## Data shown
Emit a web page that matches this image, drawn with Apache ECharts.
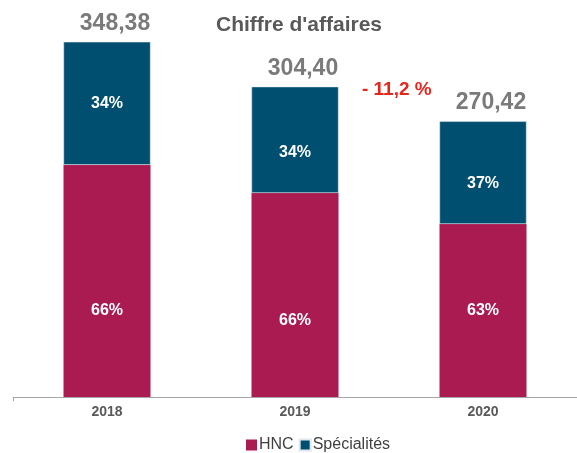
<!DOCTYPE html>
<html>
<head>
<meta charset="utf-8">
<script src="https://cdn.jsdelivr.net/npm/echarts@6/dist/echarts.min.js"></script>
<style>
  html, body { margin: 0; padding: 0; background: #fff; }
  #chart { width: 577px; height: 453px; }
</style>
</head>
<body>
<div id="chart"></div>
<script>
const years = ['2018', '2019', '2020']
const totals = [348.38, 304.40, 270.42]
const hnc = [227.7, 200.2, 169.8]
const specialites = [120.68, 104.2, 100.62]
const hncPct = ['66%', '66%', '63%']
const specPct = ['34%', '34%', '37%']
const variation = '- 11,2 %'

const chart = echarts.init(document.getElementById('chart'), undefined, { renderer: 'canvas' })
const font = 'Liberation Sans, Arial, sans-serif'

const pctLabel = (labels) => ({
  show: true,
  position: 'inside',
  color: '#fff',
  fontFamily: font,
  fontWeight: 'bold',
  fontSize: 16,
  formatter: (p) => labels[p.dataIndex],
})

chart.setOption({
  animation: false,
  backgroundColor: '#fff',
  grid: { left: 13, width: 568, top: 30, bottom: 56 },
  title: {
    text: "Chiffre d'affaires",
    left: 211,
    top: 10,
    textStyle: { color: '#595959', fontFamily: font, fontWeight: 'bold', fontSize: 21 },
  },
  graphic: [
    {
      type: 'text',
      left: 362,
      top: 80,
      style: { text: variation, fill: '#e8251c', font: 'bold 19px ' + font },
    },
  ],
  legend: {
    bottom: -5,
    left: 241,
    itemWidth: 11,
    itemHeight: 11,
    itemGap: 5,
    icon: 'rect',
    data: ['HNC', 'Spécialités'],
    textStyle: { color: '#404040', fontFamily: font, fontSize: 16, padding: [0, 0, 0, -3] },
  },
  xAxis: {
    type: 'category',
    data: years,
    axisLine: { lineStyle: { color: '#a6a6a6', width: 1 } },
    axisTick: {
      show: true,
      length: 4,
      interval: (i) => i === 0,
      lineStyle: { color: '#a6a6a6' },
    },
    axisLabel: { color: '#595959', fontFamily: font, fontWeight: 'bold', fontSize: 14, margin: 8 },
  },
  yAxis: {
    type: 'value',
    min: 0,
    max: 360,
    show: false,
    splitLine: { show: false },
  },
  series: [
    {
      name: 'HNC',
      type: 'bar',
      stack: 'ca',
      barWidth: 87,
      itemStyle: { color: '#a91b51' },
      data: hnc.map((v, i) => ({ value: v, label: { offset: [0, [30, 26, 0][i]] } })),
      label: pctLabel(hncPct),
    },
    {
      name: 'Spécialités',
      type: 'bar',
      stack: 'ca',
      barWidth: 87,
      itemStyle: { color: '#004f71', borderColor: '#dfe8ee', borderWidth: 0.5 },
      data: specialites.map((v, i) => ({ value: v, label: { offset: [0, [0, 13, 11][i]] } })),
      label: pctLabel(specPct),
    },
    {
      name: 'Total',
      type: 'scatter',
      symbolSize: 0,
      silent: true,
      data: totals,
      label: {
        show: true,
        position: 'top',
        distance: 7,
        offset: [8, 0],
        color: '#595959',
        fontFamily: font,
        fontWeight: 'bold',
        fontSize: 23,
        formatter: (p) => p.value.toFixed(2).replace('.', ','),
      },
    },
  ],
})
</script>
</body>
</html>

## What is being asked
Exactly as written, return every line of the listing, but not the pictures.

## Response
Emit a web page that matches this image, drawn with Apache ECharts.
<!DOCTYPE html>
<html>
<head>
<meta charset="utf-8">
<script src="https://cdn.jsdelivr.net/npm/echarts@6/dist/echarts.min.js"></script>
<style>
  html, body { margin: 0; padding: 0; background: #fff; }
  #chart { width: 577px; height: 453px; }
</style>
</head>
<body>
<div id="chart"></div>
<script>
const years = ['2018', '2019', '2020']
const totals = [348.38, 304.40, 270.42]
const hnc = [227.7, 200.2, 169.8]
const specialites = [120.68, 104.2, 100.62]
const hncPct = ['66%', '66%', '63%']
const specPct = ['34%', '34%', '37%']
const variation = '- 11,2 %'

const chart = echarts.init(document.getElementById('chart'), undefined, { renderer: 'canvas' })
const font = 'Liberation Sans, Arial, sans-serif'

const pctLabel = (labels) => ({
  show: true,
  position: 'inside',
  color: '#fff',
  fontFamily: font,
  fontWeight: 'bold',
  fontSize: 16,
  formatter: (p) => labels[p.dataIndex],
})

chart.setOption({
  animation: false,
  backgroundColor: '#fff',
  grid: { left: 13, width: 568, top: 30, bottom: 56 },
  title: {
    text: "Chiffre d'affaires",
    left: 211,
    top: 10,
    textStyle: { color: '#595959', fontFamily: font, fontWeight: 'bold', fontSize: 21 },
  },
  graphic: [
    {
      type: 'text',
      left: 362,
      top: 80,
      style: { text: variation, fill: '#e8251c', font: 'bold 19px ' + font },
    },
  ],
  legend: {
    bottom: -5,
    left: 241,
    itemWidth: 11,
    itemHeight: 11,
    itemGap: 5,
    icon: 'rect',
    data: ['HNC', 'Spécialités'],
    textStyle: { color: '#404040', fontFamily: font, fontSize: 16, padding: [0, 0, 0, -3] },
  },
  xAxis: {
    type: 'category',
    data: years,
    axisLine: { lineStyle: { color: '#a6a6a6', width: 1 } },
    axisTick: {
      show: true,
      length: 4,
      interval: (i) => i === 0,
      lineStyle: { color: '#a6a6a6' },
    },
    axisLabel: { color: '#595959', fontFamily: font, fontWeight: 'bold', fontSize: 14, margin: 8 },
  },
  yAxis: {
    type: 'value',
    min: 0,
    max: 360,
    show: false,
    splitLine: { show: false },
  },
  series: [
    {
      name: 'HNC',
      type: 'bar',
      stack: 'ca',
      barWidth: 87,
      itemStyle: { color: '#a91b51' },
      data: hnc.map((v, i) => ({ value: v, label: { offset: [0, [30, 26, 0][i]] } })),
      label: pctLabel(hncPct),
    },
    {
      name: 'Spécialités',
      type: 'bar',
      stack: 'ca',
      barWidth: 87,
      itemStyle: { color: '#004f71', borderColor: '#dfe8ee', borderWidth: 0.5 },
      data: specialites.map((v, i) => ({ value: v, label: { offset: [0, [0, 13, 11][i]] } })),
      label: pctLabel(specPct),
    },
    {
      name: 'Total',
      type: 'scatter',
      symbolSize: 0,
      silent: true,
      data: totals,
      label: {
        show: true,
        position: 'top',
        distance: 7,
        offset: [8, 0],
        color: '#595959',
        fontFamily: font,
        fontWeight: 'bold',
        fontSize: 23,
        formatter: (p) => p.value.toFixed(2).replace('.', ','),
      },
    },
  ],
})
</script>
</body>
</html>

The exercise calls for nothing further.